2021 was a quiet year for the Old House Project - relatively. We managed to complete the roof repairs work and the complicated new site entrance, but the year was always intended to be one where efforts were concentrated on the Kibworth Harcourt windmill’s repair.

Even so, some significant groundwork for 2022 was done.  Most important has been the securing of listed building consent and planning permission for future work. Special praise for this must go to our architects at MFA: Mal Fryer and Kristian Foster. Not only did the consents require pre-application negotiation, but they also needed to be exemplary in terms of design, documentation and rationale.  The planning application might be viewed as less important than the listed building consent, but in the case of the OHP this is not correct. Securing planning permission was vital to the building’s future. Maidstone Council had taken the view that, after 50 years of dis-use, St Andrews had lost its right to be a dwelling. We therefore had to seek permission to re-occupy the site, as if the medieval building were an entirely new house. With planning permission gained, and this hurdle overcome, the building has a future and the SPAB has certainty that it can be sold and occupied at the end of our project.  

As with gaining permission to cross the gas main in order to form a new access point, obtaining planning permission to re-occupy the house took the SPAB and our architects into some uncharted waters. The Old House Project’s closeness to the M20 meant that the planners needed to be satisfied that noise and pollution levels could be managed and would be tolerable for a future occupant. Noise mitigation played an important part in MFA’s design work. A key element of their design concept is a new, high garden wall that links the existing structure to a fresh service building. The wall not only offers the structure for a modest but useful covered walkway, it also provides an acoustic screen from the motorway noise for part of the garden. The wall will be constructed sympathetically from local ragstone or rammed earth, but still required careful justification. For this we are extremely grateful to engineers SOCOTEC. Voluntarily, they carried out acoustic modelling which showed the noise shielding that a wall could achieve. The thick walls of St Andrews itself already help the building’s interior to be quiet, but this will be assisted by carefully designed secondary glazing, and also by a landscape design with trees, developed for us by a new, young collective of garden designers called The Sandwich Club.

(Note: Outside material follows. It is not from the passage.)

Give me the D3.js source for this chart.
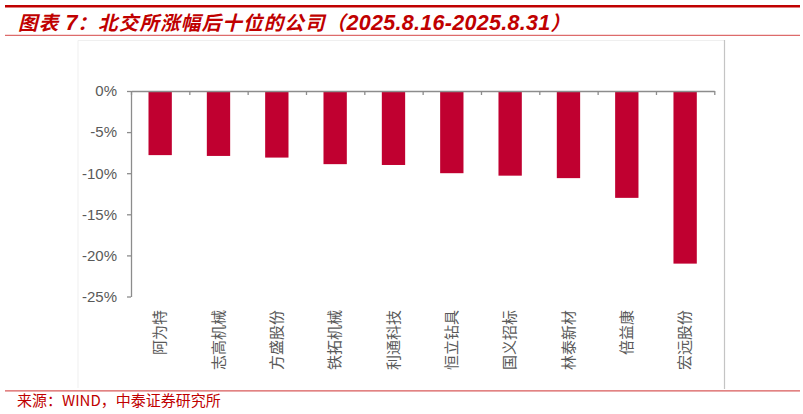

SOCOTEC have been central to the other crucial area of forward planning that we have undertaken in 2021. The building’s biggest problem is the structural movement of its west wall.  This structural movement is significant, but SOCOTEC structural monitoring, assisted by voluntary advice from engineers Justin McAteer and Peter Egan and by survey work from Terra Measurement, has been extremely important. Two years of monitoring have shown that the building’s movement is minor and seasonal, rather than progressive. This understanding will be crucial when a repair scheme for the west wall is devised. Even with the new knowledge from the monitoring work, devising the repair proposal will still be extremely complicated. We are therefore enormously grateful to Historic England who have given the SPAB a Repair Grant for Heritage at Risk that will go towards 75% of the cost of this development work. This grant adds to the financial support already secured for the project from the Pilgrim Trust and to the loan provided by the Architectural Heritage Fund.

We now enter the OHP’s phase II, which should lead to the project’s completion in 2024. For this second phase, a new project board has been formed and we are extremely grateful to those involved: Jo Thwaites, Clare Birks, Marianne Suhr, Conor Meehan, Nichola Tasker, Charles Wagner and Chris Wheaton.